Tuesday, August 9, 2011

hhmmmmmm flash backs...

Many years ago I worked in the warehouse of a reputable media retailer. I worked as a logistic executive hired by them to also lias with their technology provider. My job was to supervise and lead a project of a migration for the company’s stock taking system from a mainframe based, to web based.


It was a challenging job because the data bank for their new web based system was created by a bunch of foreigner s that weren’t even computer literate. Yes, they used the cheap labours that came from Indonesia, Myanmar, Philippines, and Cambodia etc, to do their data entry. Most of these people didn’t even go to school.

The first day when I did a test on the system I almost fainted. The barcode error rate was as high as over 80%. There’s no way you can use a data bank like this to do your day to day stock taking. So that’s where I came in. I joined their MIS (Management of Information System) team to lead a project of rectifying the barcode data bank so that the whole system can actually be useable. Project timeframe was given a minimum of 3 months.

3 Months was a very long time.

It took me 1 month to rectify the data base and make the system usable again Improving the accuracy of the data base from virtually unusable, to about 85%. I was confident that I could complete the project within time frame and able to complete the migration in under 2 months time.

By the 6th week of the project being kick started, the accuracy of the data base was already around 90%, and so I have advised the manager that all that is left now is to have someone to constantly monitor the platform to ensure further data to be accurate and need a strict control on future data entry, while slowly removing redundant data that are still remaining in the system, whenever it shows up.

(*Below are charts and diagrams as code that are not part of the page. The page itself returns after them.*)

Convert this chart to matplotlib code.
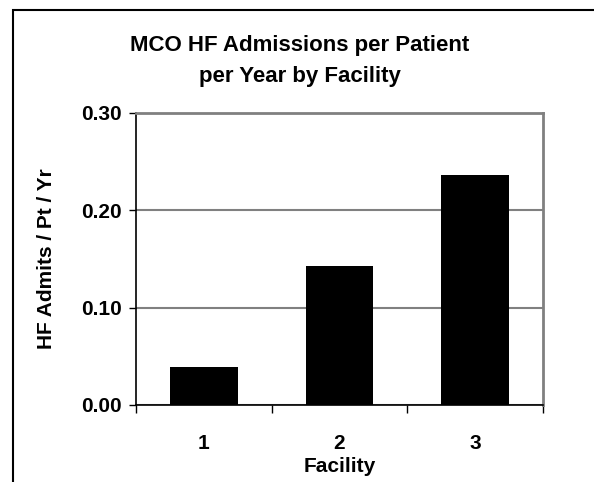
import matplotlib.pyplot as plt
from matplotlib.patches import Rectangle

facilities = ['1', '2', '3']
admits = [0.039, 0.143, 0.236]
yticks = [0.00, 0.10, 0.20, 0.30]

plt.rcParams['font.family'] = ['Liberation Sans', 'DejaVu Sans']
plt.rcParams['font.weight'] = 'bold'

fig = plt.figure(figsize=(5.94, 4.82), dpi=100)
# outer chart frame, runs past the right and bottom edges
fig.patches.append(Rectangle((13 / 594, -0.2), 2, 1 - 10 / 482 + 0.2, transform=fig.transFigure,
                             fill=False, edgecolor='black', linewidth=1.5))

ax = fig.add_axes([136 / 594, 1 - 405 / 482, 407 / 594, 292 / 482])
x = list(range(len(facilities)))
ax.bar(x, admits, width=0.5, color='black', zorder=3)
ax.set_xlim(-0.5, 2.5)
ax.set_ylim(0, 0.30)
ax.set_yticks(yticks)
ax.set_yticklabels([f'{v:.2f}' for v in yticks], fontsize=15, fontweight='bold')
ax.set_xticks(x)
ax.set_xticklabels(facilities, fontsize=15, fontweight='bold')
ax.tick_params(axis='x', length=0, pad=21)
ax.set_xticks([-0.5, 0.5, 1.5, 2.5], minor=True)
ax.tick_params(axis='x', which='minor', length=6, width=1, color='black')
ax.tick_params(axis='y', length=5, width=1, direction='out', pad=5)
ax.yaxis.grid(True, color='gray', linewidth=1.5, zorder=0)
for s in ['top', 'right']:
    ax.spines[s].set_color('gray')
    ax.spines[s].set_linewidth(2)
for s in ['left', 'bottom']:
    ax.spines[s].set_color('black')
    ax.spines[s].set_linewidth(1.2)

ax.set_xlabel('Facility', fontsize=15, fontweight='bold', labelpad=3)
ax.set_ylabel('HF Admits / Pt / Yr', fontsize=15, fontweight='bold', labelpad=18)
fig.text(300 / 594, 1 - 61 / 482, 'MCO HF Admissions per Patient\nper Year by Facility',
         ha='center', va='center', fontsize=16, fontweight='bold', linespacing=1.6)

fig.savefig('out.png', dpi=100)
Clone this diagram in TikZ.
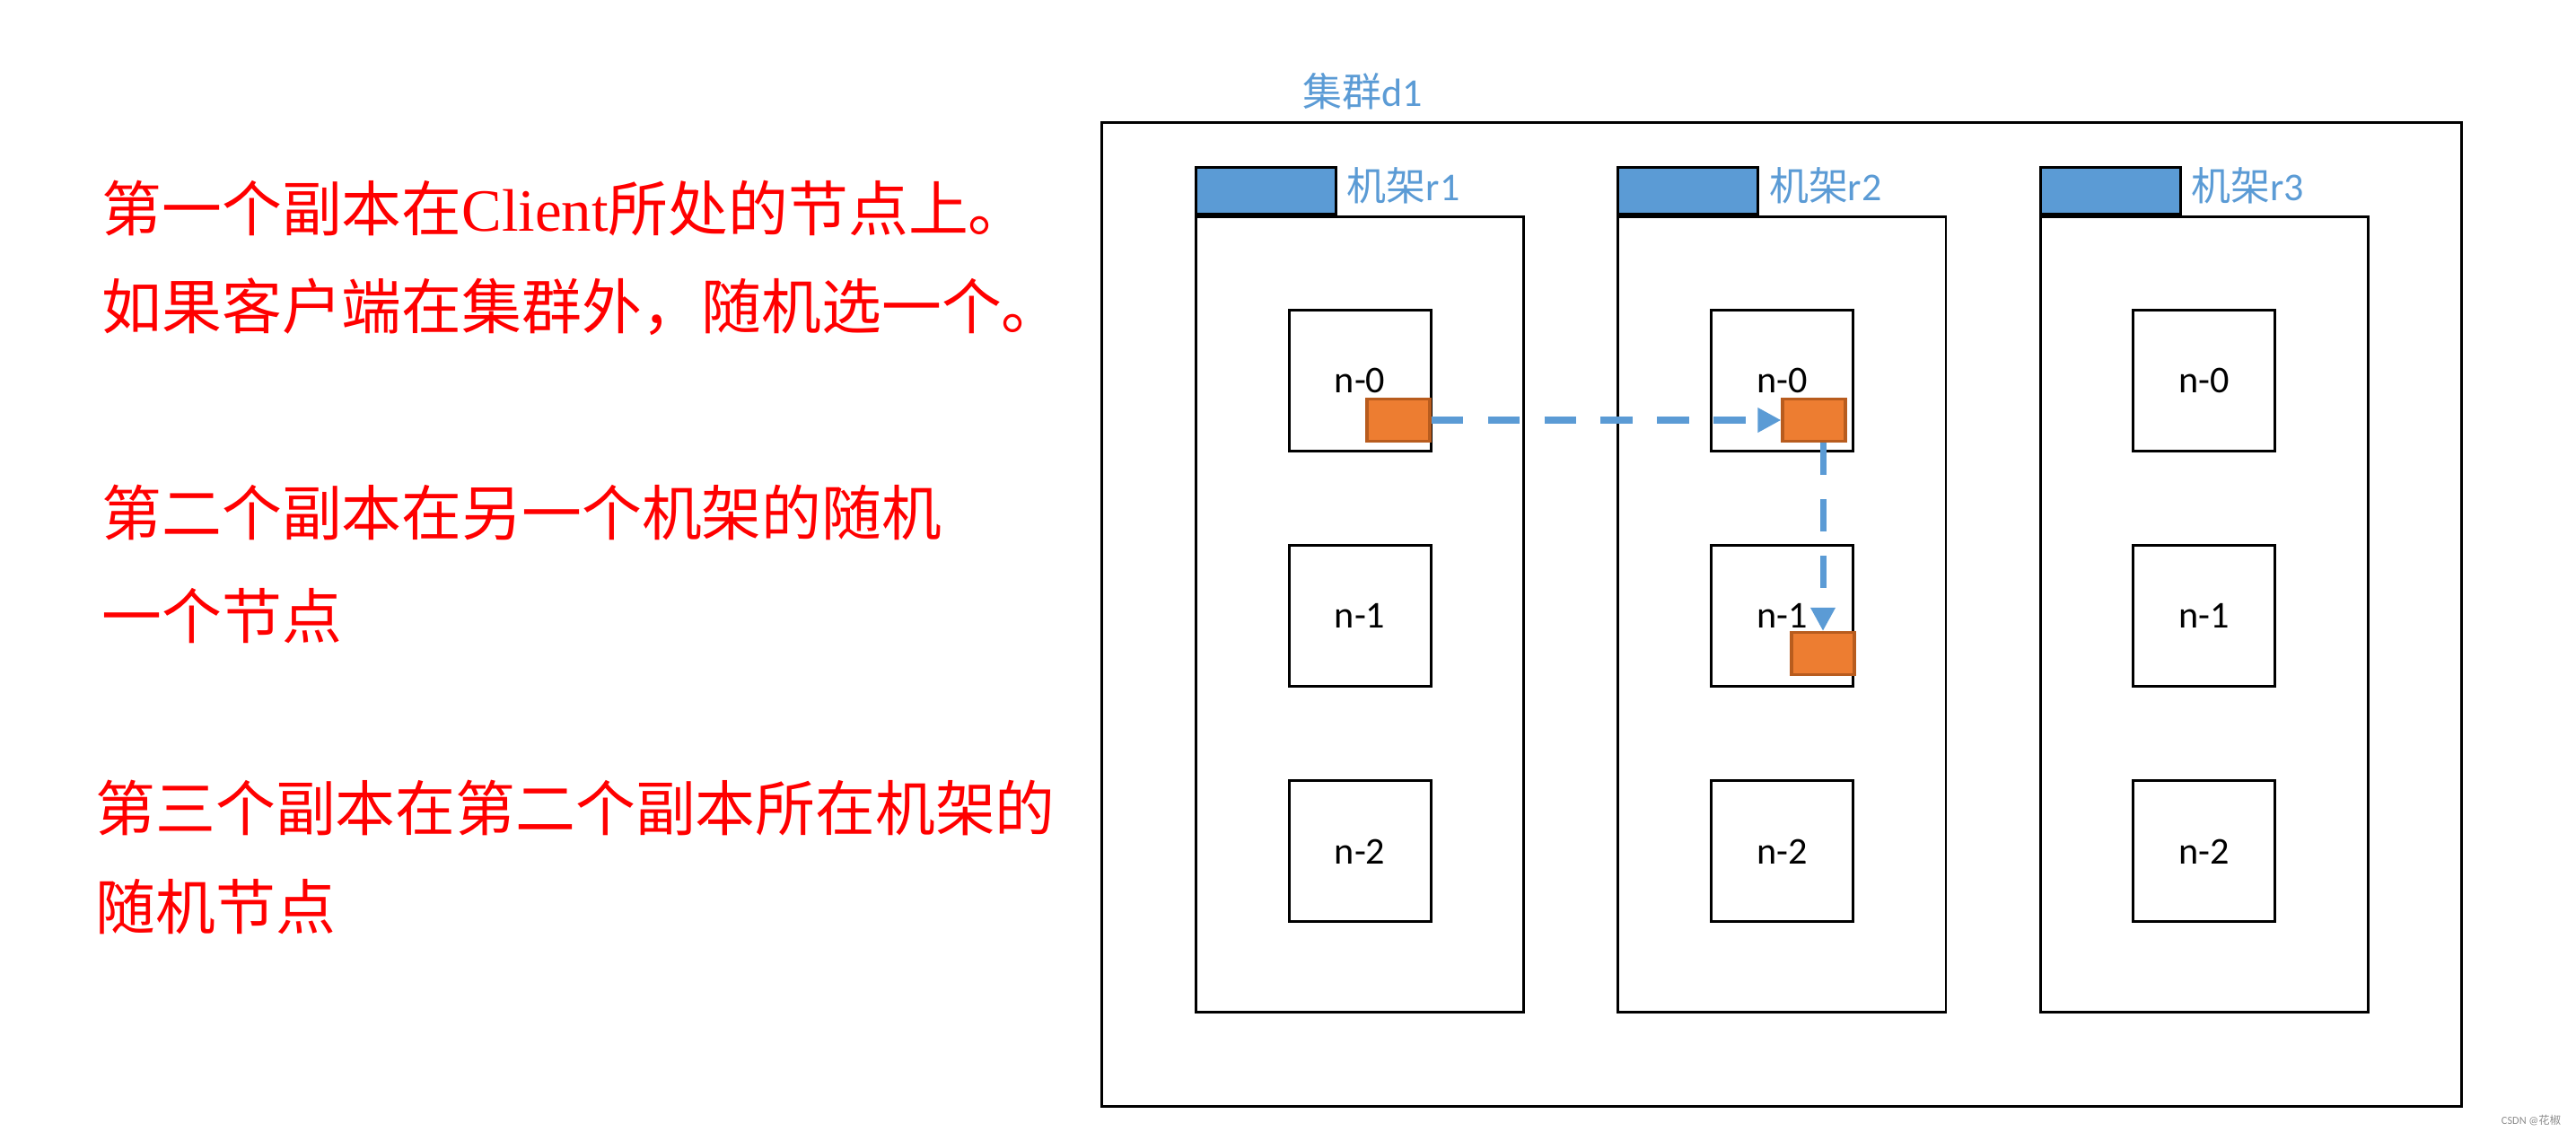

So, the project was a success at that stage, until the migration completes, all that was left to do was monitoring the system. My job became easy after the initial 6 weeks of nightmarish OT OT and OT.

One day in the 7th week, a newbie was brought into the department; she was assigned to sit at my place. Yes you read it right, my place. But how? No one told me that someone was going to sit at my place, I was also not designated to a new work station. All of a sudden my workstation was given to another new employee with immediate effect. Where am I gonna sit? I was damn confused. I tried to visit the manager for this matter and find out what’s happening. The manager refused to see me. In 2 days time when this continued, I kinda had a feeling that the manager was being damn cheap and was trying to force me to resign. The project was designed for 3 months time frame, and I have almost completed the project in the 7th week time. The manager got the impression that the job is so damn easy that they wouldn’t even need to pay my salary for this last piece of work to be done, and they can just spent half my salary to hire a high schooler to continue what I have done, and so save a lot of money.

They were trying to force me to resign.

Oh dear oh dear.

Wouldn’t that be shitty.

In the end I didn’t resign, at the end of 2nd month they sent me a letter to ask me to pack up and leave. No reason given, just exercising their rights in the hiring contract. No compensation was given. A bit sad though, I should have read the contract much more carefully. It said if I were to resign I need to repay the company for the salary for the rest of the contract if I decided to end the contract prematurely, but if they were to do so all they need to give me is 1 week notice.

Oh well, lesson learned.

Sky is gloomy, no harm for a little bit of a flash back isn’t it?




P/S: A friend that resigned after me told me that the migration project failed one month later as data bank started to fall apart in the hands of the high schoolers and migrant workers. The project was decomissioned 3 months after I left. The manager was fired. Total cost for that project itself was around half a million. haha... damn my 2 months effort wasted.